:: EXERCISE REQUIREMENTS ::
The listing below is the input. Say how many of its lines contain "seaborn", giving the number alone.

:: DATASET EXCERPT ::
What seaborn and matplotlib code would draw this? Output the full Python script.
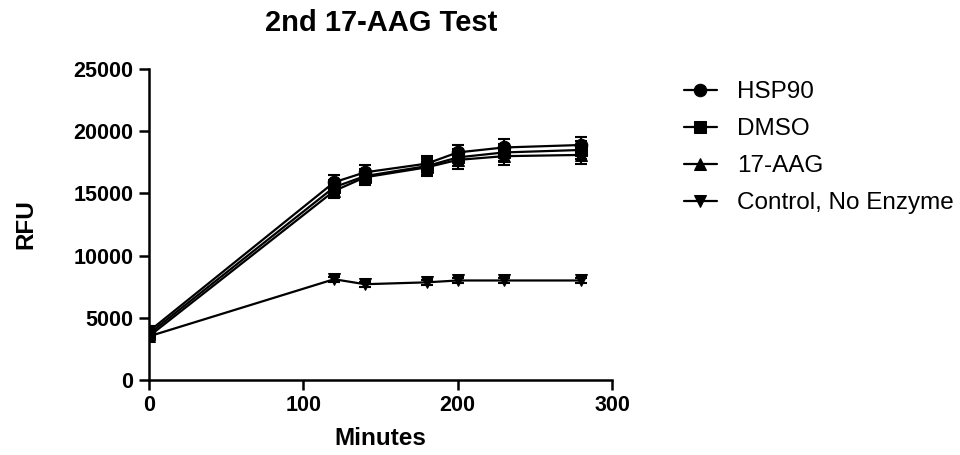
import numpy as np
import pandas as pd
import matplotlib
matplotlib.use("Agg")
import matplotlib.pyplot as plt
import seaborn as sns

minutes = [0, 120, 140, 180, 200, 230, 280]
series_names = ["HSP90", "DMSO", "17-AAG", "Control, No Enzyme"]
hsp90 = [3900, 15900, 16700, 17400, 18300, 18700, 18900]
dmso = [3700, 15500, 16400, 17200, 17900, 18300, 18500]
aag = [3500, 15200, 16300, 17100, 17700, 18000, 18100]
control = [3500, 8100, 7700, 7850, 8000, 8000, 8000]
hsp90_err = [400, 600, 600, 600, 600, 650, 650]
dmso_err = [400, 600, 600, 700, 700, 700, 700]
aag_err = [400, 600, 600, 700, 700, 700, 700]
control_err = [200, 200, 200, 200, 200, 200, 200]

values = [hsp90, dmso, aag, control]
errors = [hsp90_err, dmso_err, aag_err, control_err]

rows = []
for name, vals in zip(series_names, values):
    for m, v in zip(minutes, vals):
        rows.append({"Minutes": m, "RFU": v, "Series": name})
df = pd.DataFrame(rows)

sns.set_style("ticks")
plt.rcParams["font.family"] = ["Liberation Sans", "DejaVu Sans"]
plt.rcParams["text.color"] = "black"
plt.rcParams["axes.labelcolor"] = "black"

fig = plt.figure(figsize=(9.6, 4.55), dpi=100)
ax = fig.add_axes([0.155, 0.165, 0.4825, 0.683])

markers = {"HSP90": "o", "DMSO": "s", "17-AAG": "^", "Control, No Enzyme": "v"}
palette = {n: "black" for n in series_names}

for name, vals, err in zip(series_names, values, errors):
    ax.errorbar(minutes, vals, yerr=err, fmt="none", ecolor="black",
                elinewidth=1.5, capsize=4, capthick=1.5, zorder=2)

sns.lineplot(data=df, x="Minutes", y="RFU", hue="Series", style="Series",
             markers=markers, dashes=False, palette=palette,
             markersize=9, linewidth=1.6, markeredgecolor="black",
             ax=ax, legend=True, zorder=3)

ax.set_xlim(0, 300)
ax.set_ylim(0, 25000)
ax.set_xticks([0, 100, 200, 300])
ax.set_yticks([0, 5000, 10000, 15000, 20000, 25000])
for s in ["top", "right"]:
    ax.spines[s].set_visible(False)
for s in ["left", "bottom"]:
    ax.spines[s].set_linewidth(1.8)
    ax.spines[s].set_color("black")
ax.tick_params(axis="both", direction="out", length=7, width=1.8,
               labelsize=15.5, colors="black", pad=4)
for lab in ax.get_xticklabels() + ax.get_yticklabels():
    lab.set_fontweight("bold")
ax.set_xlabel("Minutes", fontsize=17.5, fontweight="bold", labelpad=8,
              color="black")
ax.set_ylabel("RFU", fontsize=17.5, fontweight="bold", labelpad=26,
              color="black")
fig.text(0.397, 1 - 23 / 455, "2nd 17-AAG Test", fontsize=21,
         fontweight="bold", ha="center", va="center", color="black")

handles, labels = ax.get_legend_handles_labels()
for h in handles:
    h.set_markersize(9)
leg = ax.legend(handles, labels, loc="upper left",
                bbox_to_anchor=(0.7125, 1 - 81 / 455), bbox_transform=fig.transFigure,
                frameon=False, fontsize=17.5, handlelength=1.35,
                handletextpad=0.85, labelspacing=0.62, borderpad=0,
                borderaxespad=0)
for t in leg.get_texts():
    t.set_color("black")

fig.savefig("out.png", dpi=100)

:: THE OUTPUT ::
2